▸ Stored data:
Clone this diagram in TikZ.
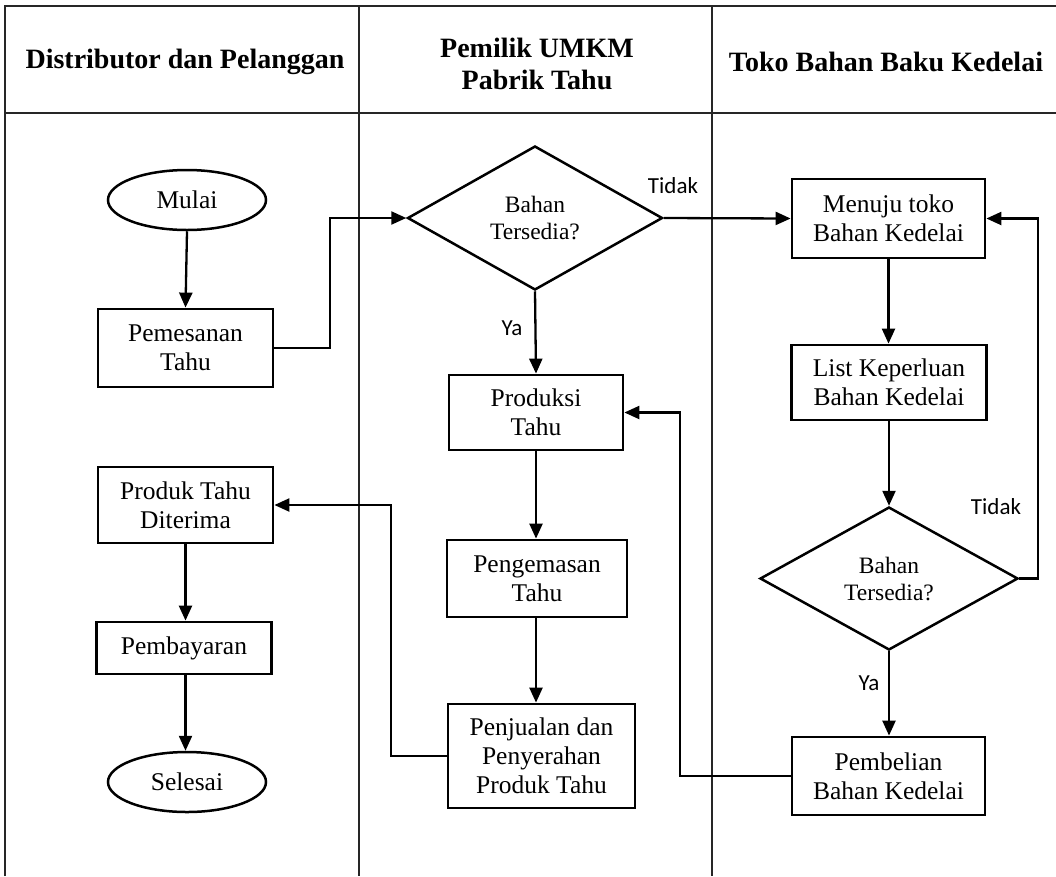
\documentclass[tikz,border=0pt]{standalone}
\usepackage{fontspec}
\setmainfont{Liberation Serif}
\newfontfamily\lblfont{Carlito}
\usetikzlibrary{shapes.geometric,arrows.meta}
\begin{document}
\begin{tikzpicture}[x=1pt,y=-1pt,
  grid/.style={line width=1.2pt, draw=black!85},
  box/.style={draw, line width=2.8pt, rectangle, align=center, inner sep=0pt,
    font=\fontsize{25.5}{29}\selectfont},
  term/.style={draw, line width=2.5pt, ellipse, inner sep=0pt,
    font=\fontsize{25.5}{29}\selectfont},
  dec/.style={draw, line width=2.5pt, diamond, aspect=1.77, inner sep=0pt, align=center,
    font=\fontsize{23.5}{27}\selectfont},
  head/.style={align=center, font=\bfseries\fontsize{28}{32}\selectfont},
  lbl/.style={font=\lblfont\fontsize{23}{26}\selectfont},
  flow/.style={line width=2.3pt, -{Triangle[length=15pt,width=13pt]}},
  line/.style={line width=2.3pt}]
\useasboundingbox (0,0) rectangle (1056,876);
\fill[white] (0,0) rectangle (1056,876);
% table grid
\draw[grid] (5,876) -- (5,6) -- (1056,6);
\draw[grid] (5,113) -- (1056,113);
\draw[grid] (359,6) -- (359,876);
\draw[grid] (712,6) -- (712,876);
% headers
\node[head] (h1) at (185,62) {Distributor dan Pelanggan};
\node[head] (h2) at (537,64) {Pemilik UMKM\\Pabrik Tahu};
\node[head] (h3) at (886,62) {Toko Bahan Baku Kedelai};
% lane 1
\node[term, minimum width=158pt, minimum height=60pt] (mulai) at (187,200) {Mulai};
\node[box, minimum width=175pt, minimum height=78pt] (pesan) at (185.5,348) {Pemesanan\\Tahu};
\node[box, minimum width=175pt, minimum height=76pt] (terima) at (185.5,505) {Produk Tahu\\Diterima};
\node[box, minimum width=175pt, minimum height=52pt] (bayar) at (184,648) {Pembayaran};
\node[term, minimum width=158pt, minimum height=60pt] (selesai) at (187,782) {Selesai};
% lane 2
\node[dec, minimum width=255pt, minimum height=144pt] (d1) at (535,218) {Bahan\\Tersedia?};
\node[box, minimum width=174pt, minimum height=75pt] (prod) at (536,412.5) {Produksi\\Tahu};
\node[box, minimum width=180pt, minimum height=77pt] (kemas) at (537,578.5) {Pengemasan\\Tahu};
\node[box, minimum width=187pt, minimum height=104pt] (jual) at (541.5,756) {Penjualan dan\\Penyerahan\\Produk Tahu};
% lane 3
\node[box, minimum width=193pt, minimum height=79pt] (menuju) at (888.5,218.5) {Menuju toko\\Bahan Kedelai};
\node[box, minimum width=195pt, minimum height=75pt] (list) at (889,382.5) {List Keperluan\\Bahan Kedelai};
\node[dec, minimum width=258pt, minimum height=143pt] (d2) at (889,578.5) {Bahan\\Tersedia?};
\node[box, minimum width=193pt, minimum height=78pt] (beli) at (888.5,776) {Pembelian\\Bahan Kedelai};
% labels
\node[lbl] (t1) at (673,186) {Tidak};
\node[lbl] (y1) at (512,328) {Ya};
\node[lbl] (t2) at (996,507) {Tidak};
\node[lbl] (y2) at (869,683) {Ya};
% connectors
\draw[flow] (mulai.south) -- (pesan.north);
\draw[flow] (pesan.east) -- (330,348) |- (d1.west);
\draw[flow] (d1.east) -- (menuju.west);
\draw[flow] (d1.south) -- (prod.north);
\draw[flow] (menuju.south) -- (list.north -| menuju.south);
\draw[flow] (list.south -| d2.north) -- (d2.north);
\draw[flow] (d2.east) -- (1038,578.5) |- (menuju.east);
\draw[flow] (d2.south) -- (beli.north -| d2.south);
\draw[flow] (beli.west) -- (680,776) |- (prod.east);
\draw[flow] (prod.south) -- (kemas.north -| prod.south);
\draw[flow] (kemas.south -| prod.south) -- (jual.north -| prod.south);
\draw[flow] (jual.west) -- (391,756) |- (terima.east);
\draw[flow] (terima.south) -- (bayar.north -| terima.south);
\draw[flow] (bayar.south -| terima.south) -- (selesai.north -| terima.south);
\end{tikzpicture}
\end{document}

▸ Work required: Restate the entire listing word for word, excluding pictures.

▸ Task result:
Clone this diagram in TikZ.
\documentclass[tikz,border=0pt]{standalone}
\usepackage{fontspec}
\setmainfont{Liberation Serif}
\newfontfamily\lblfont{Carlito}
\usetikzlibrary{shapes.geometric,arrows.meta}
\begin{document}
\begin{tikzpicture}[x=1pt,y=-1pt,
  grid/.style={line width=1.2pt, draw=black!85},
  box/.style={draw, line width=2.8pt, rectangle, align=center, inner sep=0pt,
    font=\fontsize{25.5}{29}\selectfont},
  term/.style={draw, line width=2.5pt, ellipse, inner sep=0pt,
    font=\fontsize{25.5}{29}\selectfont},
  dec/.style={draw, line width=2.5pt, diamond, aspect=1.77, inner sep=0pt, align=center,
    font=\fontsize{23.5}{27}\selectfont},
  head/.style={align=center, font=\bfseries\fontsize{28}{32}\selectfont},
  lbl/.style={font=\lblfont\fontsize{23}{26}\selectfont},
  flow/.style={line width=2.3pt, -{Triangle[length=15pt,width=13pt]}},
  line/.style={line width=2.3pt}]
\useasboundingbox (0,0) rectangle (1056,876);
\fill[white] (0,0) rectangle (1056,876);
% table grid
\draw[grid] (5,876) -- (5,6) -- (1056,6);
\draw[grid] (5,113) -- (1056,113);
\draw[grid] (359,6) -- (359,876);
\draw[grid] (712,6) -- (712,876);
% headers
\node[head] (h1) at (185,62) {Distributor dan Pelanggan};
\node[head] (h2) at (537,64) {Pemilik UMKM\\Pabrik Tahu};
\node[head] (h3) at (886,62) {Toko Bahan Baku Kedelai};
% lane 1
\node[term, minimum width=158pt, minimum height=60pt] (mulai) at (187,200) {Mulai};
\node[box, minimum width=175pt, minimum height=78pt] (pesan) at (185.5,348) {Pemesanan\\Tahu};
\node[box, minimum width=175pt, minimum height=76pt] (terima) at (185.5,505) {Produk Tahu\\Diterima};
\node[box, minimum width=175pt, minimum height=52pt] (bayar) at (184,648) {Pembayaran};
\node[term, minimum width=158pt, minimum height=60pt] (selesai) at (187,782) {Selesai};
% lane 2
\node[dec, minimum width=255pt, minimum height=144pt] (d1) at (535,218) {Bahan\\Tersedia?};
\node[box, minimum width=174pt, minimum height=75pt] (prod) at (536,412.5) {Produksi\\Tahu};
\node[box, minimum width=180pt, minimum height=77pt] (kemas) at (537,578.5) {Pengemasan\\Tahu};
\node[box, minimum width=187pt, minimum height=104pt] (jual) at (541.5,756) {Penjualan dan\\Penyerahan\\Produk Tahu};
% lane 3
\node[box, minimum width=193pt, minimum height=79pt] (menuju) at (888.5,218.5) {Menuju toko\\Bahan Kedelai};
\node[box, minimum width=195pt, minimum height=75pt] (list) at (889,382.5) {List Keperluan\\Bahan Kedelai};
\node[dec, minimum width=258pt, minimum height=143pt] (d2) at (889,578.5) {Bahan\\Tersedia?};
\node[box, minimum width=193pt, minimum height=78pt] (beli) at (888.5,776) {Pembelian\\Bahan Kedelai};
% labels
\node[lbl] (t1) at (673,186) {Tidak};
\node[lbl] (y1) at (512,328) {Ya};
\node[lbl] (t2) at (996,507) {Tidak};
\node[lbl] (y2) at (869,683) {Ya};
% connectors
\draw[flow] (mulai.south) -- (pesan.north);
\draw[flow] (pesan.east) -- (330,348) |- (d1.west);
\draw[flow] (d1.east) -- (menuju.west);
\draw[flow] (d1.south) -- (prod.north);
\draw[flow] (menuju.south) -- (list.north -| menuju.south);
\draw[flow] (list.south -| d2.north) -- (d2.north);
\draw[flow] (d2.east) -- (1038,578.5) |- (menuju.east);
\draw[flow] (d2.south) -- (beli.north -| d2.south);
\draw[flow] (beli.west) -- (680,776) |- (prod.east);
\draw[flow] (prod.south) -- (kemas.north -| prod.south);
\draw[flow] (kemas.south -| prod.south) -- (jual.north -| prod.south);
\draw[flow] (jual.west) -- (391,756) |- (terima.east);
\draw[flow] (terima.south) -- (bayar.north -| terima.south);
\draw[flow] (bayar.south -| terima.south) -- (selesai.north -| terima.south);
\end{tikzpicture}
\end{document}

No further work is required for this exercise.